• So they know the user name to attack is "sa". Big deal. If God wanted to make your life harder and he gave the first two letters of your password to your enemies, you'd just make a password two more letters longer and be just as secure as before. This is why God usually doesn't mess around like that and sends plagues, frogs, plagues of frogs that eat backup tapes, and the angel of death, instead.

    Since these days a compromised password means that your entire database and credit card number are copied to Peking and Moscow in about 500 milliseconds, I don't quite see the point of changing it once a month, although I think someone explained it to me once.

    On one set of systems (UNIX) I set "random" hexadecimal numbers of just 3 bytes, 123abc, each different, and since the systems had some funny ideas about acceptable passwords I used 0qz123abc one month (I do it even if I don't believe in it) and 469cadqz0 next month, turn about. And for site visits I remotely changed it to "convenient" instead - or to something which I forget now.

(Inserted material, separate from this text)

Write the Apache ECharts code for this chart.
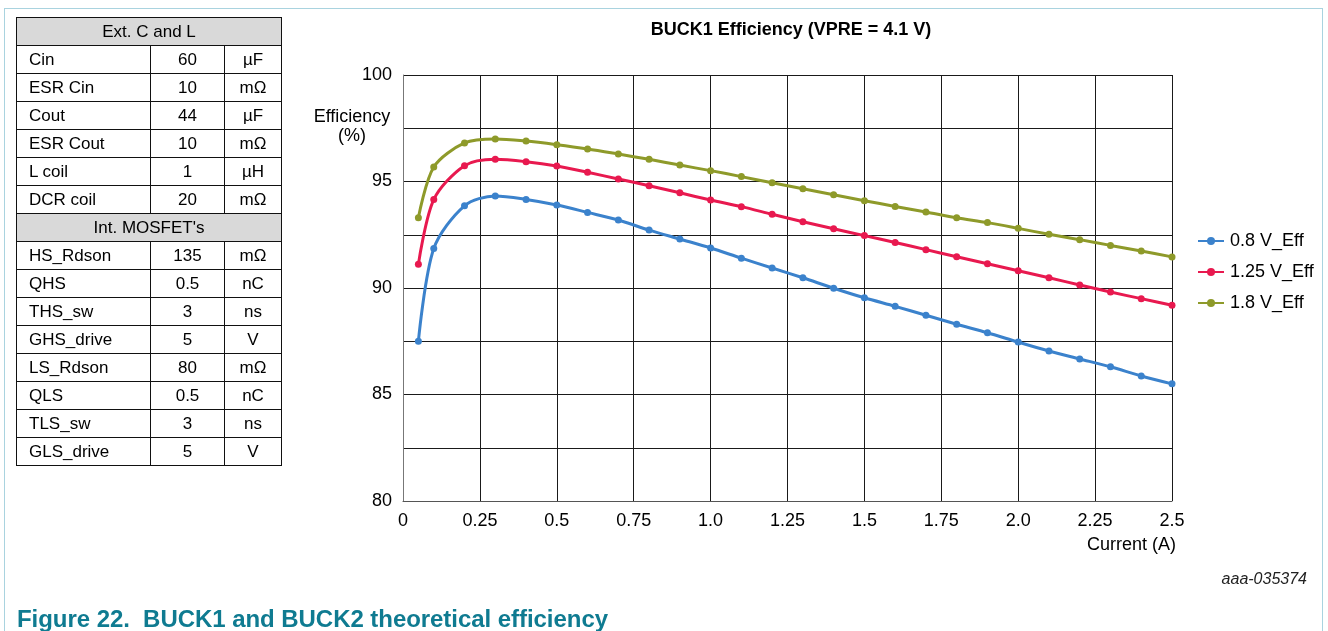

    In a recent discussion here, someone was insisting that for user security the thing to do is to rely on Windows authentication to SQL Server. Well, maybe.

    What we don't do, but I'd like to, is use bar codes for the passwords - then there's a physical object but it doesn't matter how very hard the magic word is to type, because you don't. I'm not sure what the current price tag is on a bar code scanner, but since you can get a webcam for less than $20 it should be pocket money. I did look once for "read bar codes on web cam" software. It appeared that somebody someplace like Chile, somewhere rather volatile in Central or South America I mean, had put one such online, as college project prototype, then disappeared. I wondered if he'd been rubbed out by the international consortium of bar code reader manufacturers. Or he just left college, more likely. I hope so, anyhow.

    I have an RSI-type disability and one possible alternate computer input method is an array of barcodes that I can point a scanner or a camera at. As it is, I'm getting on pretty well with a touchscreen product called Fitaly.